U.S. maritime pressure intensifies in the Strait of Hormuz as Iran confrontation escalates

The Strait of Hormuz crisis has moved into an active naval confrontation, with U.S. forces seeking to secure maritime transit while maintaining a blockade posture against Iran. The latest reporting points to American strikes on Iranian assets near the strait on 18 April 2026, alongside claims that six small boats were sunk during an attempt to reopen the passage.

Separate coverage says U.S. forces struck two Iranian ports bordering Hormuz as part of “self-defense strikes.” Earlier in the month, a secondary synthesis dated 13 April 2026 said Washington imposed a naval blockade after the collapse of the Islamabad Talks. The immediate focus is freedom of navigation through one of the world’s most sensitive oil chokepoints. Iranian messaging has also shifted, with one regional intelligence source saying Tehran backed away from reopening the strait under U.S. pressure.

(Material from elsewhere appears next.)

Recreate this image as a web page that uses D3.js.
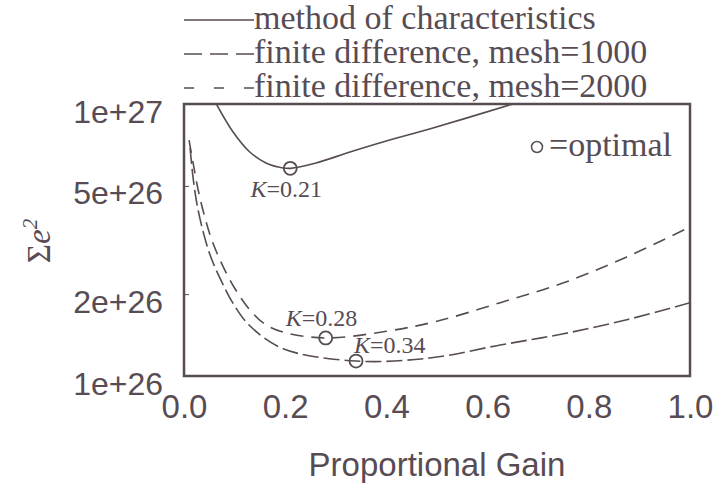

Hamburg Airport Launches Four-Month Autonomous Security Robot Pilot

Hamburg Airport began a four-month pilot on 3 June 2025 with autonomous security robots from Swiss firm Ascento to patrol the outer fence and detect damage or possible intrusions. The robots complement, rather than replace, airport security staff and are being tested for perimeter protection, airside intrusion prevention and better use of human resources.

The units patrol autonomously along the fence line, using cameras, sensors and obstacle-avoidance capabilities to report holes, breaches and other anomalies to the security control room. They can operate at night and in varying weather conditions, sending live images and alerts in real time.

The trial reflects Hamburg Airport’s wider use of digital and AI-based operations tools, while also addressing security staffing constraints and the need for continuous monitoring across long perimeter sections. The airport will evaluate the robots’ reliability, detection quality and operational value before deciding whether to extend the deployment.